OBJECTIVE:
Please transcribe the listing below in full and word for word, without its pictures.

AVAILABLE DATA:
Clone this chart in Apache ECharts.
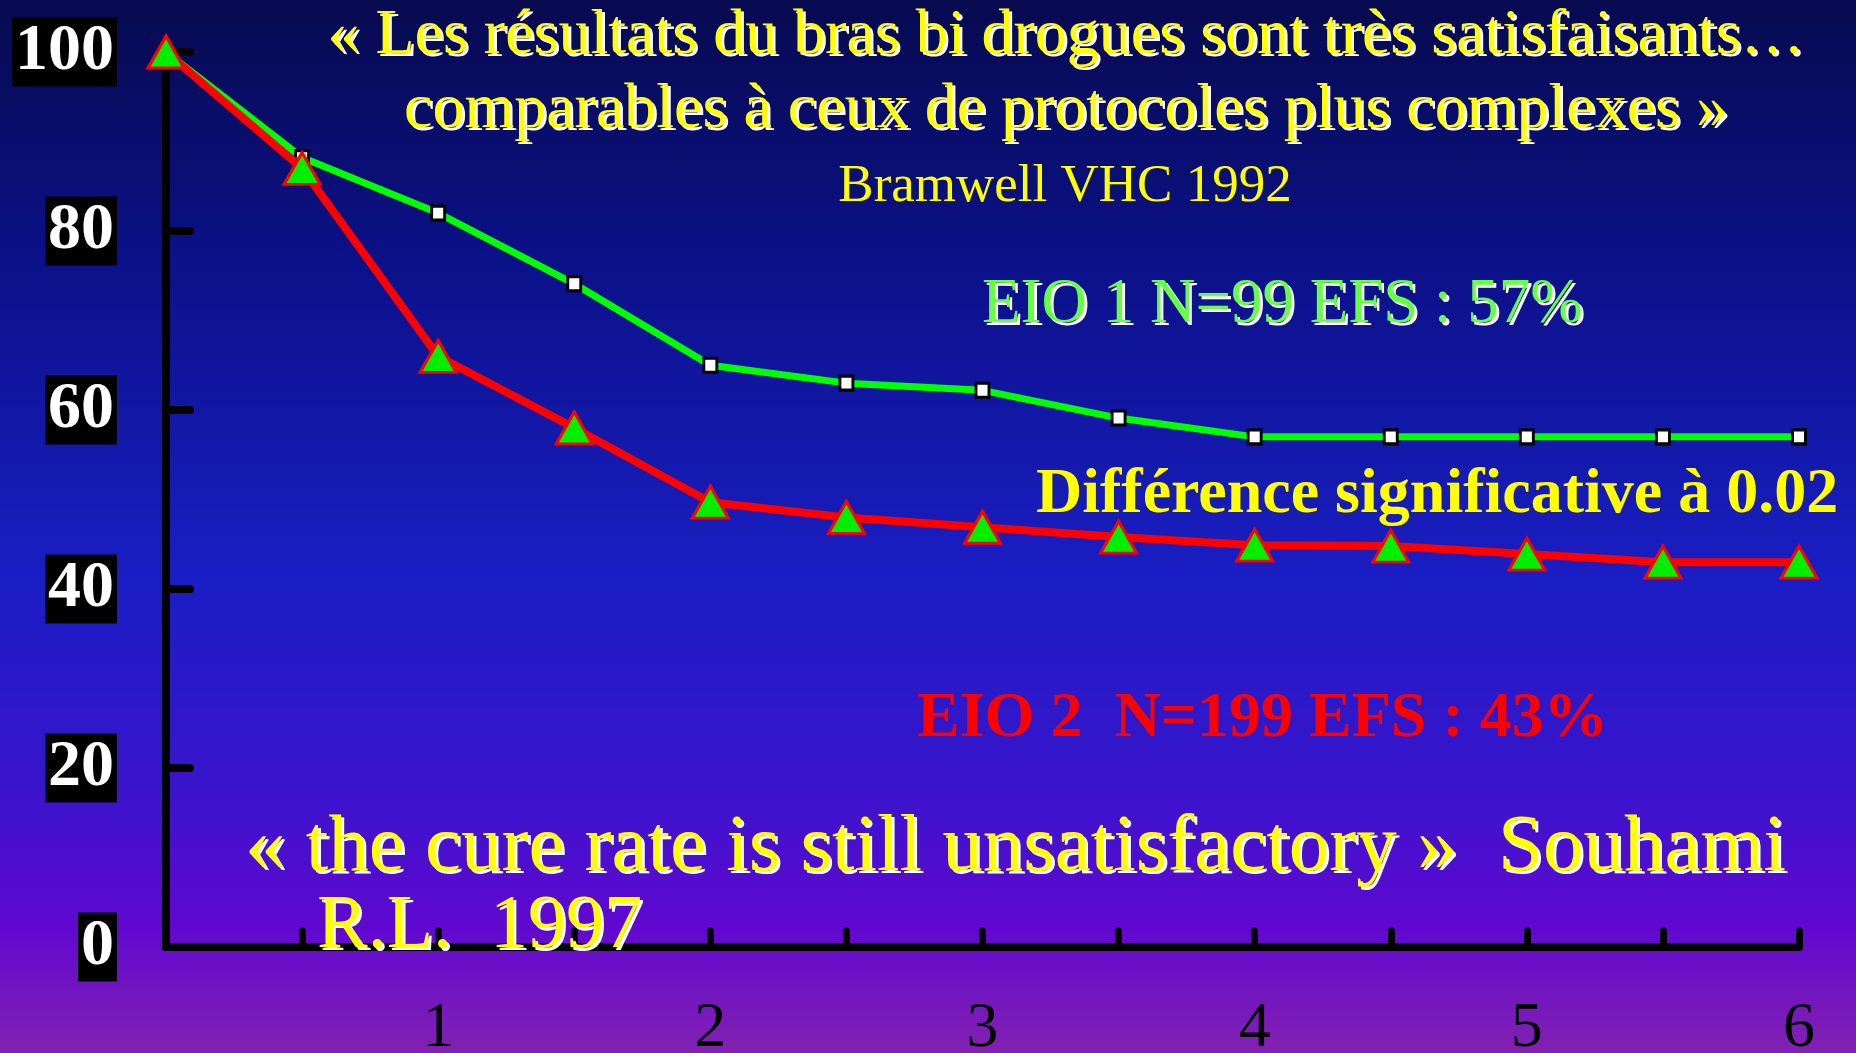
<!DOCTYPE html>
<html>
<head>
<meta charset="utf-8">
<script src="https://cdn.jsdelivr.net/npm/echarts@6/dist/echarts.min.js"></script>
<style>
  html, body { margin: 0; padding: 0; }
  #chart { width: 1856px; height: 1053px; }
</style>
</head>
<body>
<div id="chart"></div>
<script>
// years of follow-up, one point each half year
const years = [0, 0.5, 1, 1.5, 2, 2.5, 3, 3.5, 4, 4.5, 5, 5.5, 6];
const eio1 = [100, 88.2, 82, 74.1, 65, 63, 62.2, 59.1, 57, 57, 57, 57, 57];
const eio2 = [100, 87, 66, 58, 49.7, 48, 46.9, 45.8, 44.9, 44.8, 43.9, 43, 43];
const yTicks = [0, 20, 40, 60, 80, 100];
const xLabels = [1, 2, 3, 4, 5, 6];

const serif = '"Liberation Serif", "Times New Roman", serif';

const chart = echarts.init(document.getElementById('chart'));

// quote text with its white drop shadow
const shadowText = (text, x, y, size, color, align, weight) => {
  const font = (weight || 'normal') + ' ' + size + 'px ' + serif;
  return [
    { type: 'text', x: x + 3, y: y + 3, z: 10,
      style: { text, font, fill: '#ffffff', align, verticalAlign: 'middle' } },
    { type: 'text', x, y, z: 11,
      style: { text, font, fill: color, align, verticalAlign: 'middle' } }
  ];
};
const plainText = (text, x, y, size, color, align, weight) => ({
  type: 'text', x, y, z: 11,
  style: { text, font: (weight || 'normal') + ' ' + size + 'px ' + serif, fill: color, align, verticalAlign: 'middle' }
});

chart.setOption({
  backgroundColor: new echarts.graphic.LinearGradient(0, 0, 0, 1, [
    { offset: 0, color: '#070a4f' },
    { offset: 0.25, color: '#0b1188' },
    { offset: 0.55, color: '#1a1ec4' },
    { offset: 0.75, color: '#3a14cc' },
    { offset: 0.88, color: '#6008d0' },
    { offset: 1, color: '#8222b0' }
  ]),
  animation: false,
  grid: { left: 166, right: 57, top: 52, bottom: 106, containLabel: false, outerBoundsMode: 'none' },
  xAxis: {
    type: 'value',
    min: 0,
    max: 6,
    interval: 0.5,
    axisLine: { lineStyle: { color: '#000', width: 8, cap: 'round' } },
    axisTick: { inside: true, length: 16, lineStyle: { color: '#000', width: 7, cap: 'round' } },
    splitLine: { show: false },
    axisLabel: {
      margin: 50,
      color: '#000',
      fontSize: 64,
      fontFamily: serif,
      formatter: (v) => (xLabels.indexOf(v) >= 0 ? String(v) : '')
    }
  },
  yAxis: {
    type: 'value',
    min: 0,
    max: 100,
    interval: 20,
    axisLine: { show: true, lineStyle: { color: '#000', width: 8, cap: 'round' } },
    axisTick: { show: true, inside: true, length: 24, lineStyle: { color: '#000', width: 8, cap: 'round' } },
    splitLine: { show: false },
    axisLabel: {
      margin: 49,
      color: '#fff',
      fontSize: 66,
      fontWeight: 'bold',
      fontFamily: serif,
      backgroundColor: '#000',
      lineHeight: 69,
      padding: [0, 3, 0, 3],
      formatter: (v) => (yTicks.indexOf(v) >= 0 ? String(v) : '')
    }
  },
  series: [
    {
      name: 'EIO 1',
      type: 'line',
      data: years.map((x, i) => [x, eio1[i]]),
      lineStyle: { color: '#00ff00', width: 7 },
      symbol: 'rect',
      symbolSize: [13, 14],
      itemStyle: { color: '#ffffff', borderColor: '#000', borderWidth: 3 },
      z: 3
    },
    {
      name: 'EIO 2',
      type: 'line',
      data: years.map((x, i) => [x, eio2[i]]),
      lineStyle: { color: '#ff0000', width: 8 },
      symbol: 'triangle',
      symbolSize: [36, 32],
      itemStyle: { color: '#00ee00', borderColor: '#ff0000', borderWidth: 3 },
      z: 4
    }
  ],
  graphic: [
    ...shadowText('« Les résultats du bras bi drogues sont très satisfaisants…', 1066, 36, 64, '#ffff00', 'center'),
    ...shadowText('comparables à ceux de protocoles plus complexes »', 1066, 110, 64, '#ffff00', 'center'),
    plainText('Bramwell VHC 1992', 1065, 187, 53, '#ffff00', 'center'),
    ...shadowText('EIO 1 N=99 EFS : 57%', 982, 305, 63, '#66ff44', 'left'),
    plainText('Différence significative à 0.02', 1036, 495, 64, '#ffff00', 'left', 'bold'),
    plainText('EIO 2  N=199 EFS : 43%', 917, 719, 64, '#ff0000', 'left', 'bold'),
    ...shadowText('« the cure rate is still unsatisfactory »  Souhami', 245, 849, 81, '#ffff00', 'left'),
    ...shadowText('R.L.  1997', 317, 927, 76, '#ffff00', 'left')
  ]
});
</script>
</body>
</html>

COMPLETE RESPONSE:
Clone this chart in Apache ECharts.
<!DOCTYPE html>
<html>
<head>
<meta charset="utf-8">
<script src="https://cdn.jsdelivr.net/npm/echarts@6/dist/echarts.min.js"></script>
<style>
  html, body { margin: 0; padding: 0; }
  #chart { width: 1856px; height: 1053px; }
</style>
</head>
<body>
<div id="chart"></div>
<script>
// years of follow-up, one point each half year
const years = [0, 0.5, 1, 1.5, 2, 2.5, 3, 3.5, 4, 4.5, 5, 5.5, 6];
const eio1 = [100, 88.2, 82, 74.1, 65, 63, 62.2, 59.1, 57, 57, 57, 57, 57];
const eio2 = [100, 87, 66, 58, 49.7, 48, 46.9, 45.8, 44.9, 44.8, 43.9, 43, 43];
const yTicks = [0, 20, 40, 60, 80, 100];
const xLabels = [1, 2, 3, 4, 5, 6];

const serif = '"Liberation Serif", "Times New Roman", serif';

const chart = echarts.init(document.getElementById('chart'));

// quote text with its white drop shadow
const shadowText = (text, x, y, size, color, align, weight) => {
  const font = (weight || 'normal') + ' ' + size + 'px ' + serif;
  return [
    { type: 'text', x: x + 3, y: y + 3, z: 10,
      style: { text, font, fill: '#ffffff', align, verticalAlign: 'middle' } },
    { type: 'text', x, y, z: 11,
      style: { text, font, fill: color, align, verticalAlign: 'middle' } }
  ];
};
const plainText = (text, x, y, size, color, align, weight) => ({
  type: 'text', x, y, z: 11,
  style: { text, font: (weight || 'normal') + ' ' + size + 'px ' + serif, fill: color, align, verticalAlign: 'middle' }
});

chart.setOption({
  backgroundColor: new echarts.graphic.LinearGradient(0, 0, 0, 1, [
    { offset: 0, color: '#070a4f' },
    { offset: 0.25, color: '#0b1188' },
    { offset: 0.55, color: '#1a1ec4' },
    { offset: 0.75, color: '#3a14cc' },
    { offset: 0.88, color: '#6008d0' },
    { offset: 1, color: '#8222b0' }
  ]),
  animation: false,
  grid: { left: 166, right: 57, top: 52, bottom: 106, containLabel: false, outerBoundsMode: 'none' },
  xAxis: {
    type: 'value',
    min: 0,
    max: 6,
    interval: 0.5,
    axisLine: { lineStyle: { color: '#000', width: 8, cap: 'round' } },
    axisTick: { inside: true, length: 16, lineStyle: { color: '#000', width: 7, cap: 'round' } },
    splitLine: { show: false },
    axisLabel: {
      margin: 50,
      color: '#000',
      fontSize: 64,
      fontFamily: serif,
      formatter: (v) => (xLabels.indexOf(v) >= 0 ? String(v) : '')
    }
  },
  yAxis: {
    type: 'value',
    min: 0,
    max: 100,
    interval: 20,
    axisLine: { show: true, lineStyle: { color: '#000', width: 8, cap: 'round' } },
    axisTick: { show: true, inside: true, length: 24, lineStyle: { color: '#000', width: 8, cap: 'round' } },
    splitLine: { show: false },
    axisLabel: {
      margin: 49,
      color: '#fff',
      fontSize: 66,
      fontWeight: 'bold',
      fontFamily: serif,
      backgroundColor: '#000',
      lineHeight: 69,
      padding: [0, 3, 0, 3],
      formatter: (v) => (yTicks.indexOf(v) >= 0 ? String(v) : '')
    }
  },
  series: [
    {
      name: 'EIO 1',
      type: 'line',
      data: years.map((x, i) => [x, eio1[i]]),
      lineStyle: { color: '#00ff00', width: 7 },
      symbol: 'rect',
      symbolSize: [13, 14],
      itemStyle: { color: '#ffffff', borderColor: '#000', borderWidth: 3 },
      z: 3
    },
    {
      name: 'EIO 2',
      type: 'line',
      data: years.map((x, i) => [x, eio2[i]]),
      lineStyle: { color: '#ff0000', width: 8 },
      symbol: 'triangle',
      symbolSize: [36, 32],
      itemStyle: { color: '#00ee00', borderColor: '#ff0000', borderWidth: 3 },
      z: 4
    }
  ],
  graphic: [
    ...shadowText('« Les résultats du bras bi drogues sont très satisfaisants…', 1066, 36, 64, '#ffff00', 'center'),
    ...shadowText('comparables à ceux de protocoles plus complexes »', 1066, 110, 64, '#ffff00', 'center'),
    plainText('Bramwell VHC 1992', 1065, 187, 53, '#ffff00', 'center'),
    ...shadowText('EIO 1 N=99 EFS : 57%', 982, 305, 63, '#66ff44', 'left'),
    plainText('Différence significative à 0.02', 1036, 495, 64, '#ffff00', 'left', 'bold'),
    plainText('EIO 2  N=199 EFS : 43%', 917, 719, 64, '#ff0000', 'left', 'bold'),
    ...shadowText('« the cure rate is still unsatisfactory »  Souhami', 245, 849, 81, '#ffff00', 'left'),
    ...shadowText('R.L.  1997', 317, 927, 76, '#ffff00', 'left')
  ]
});
</script>
</body>
</html>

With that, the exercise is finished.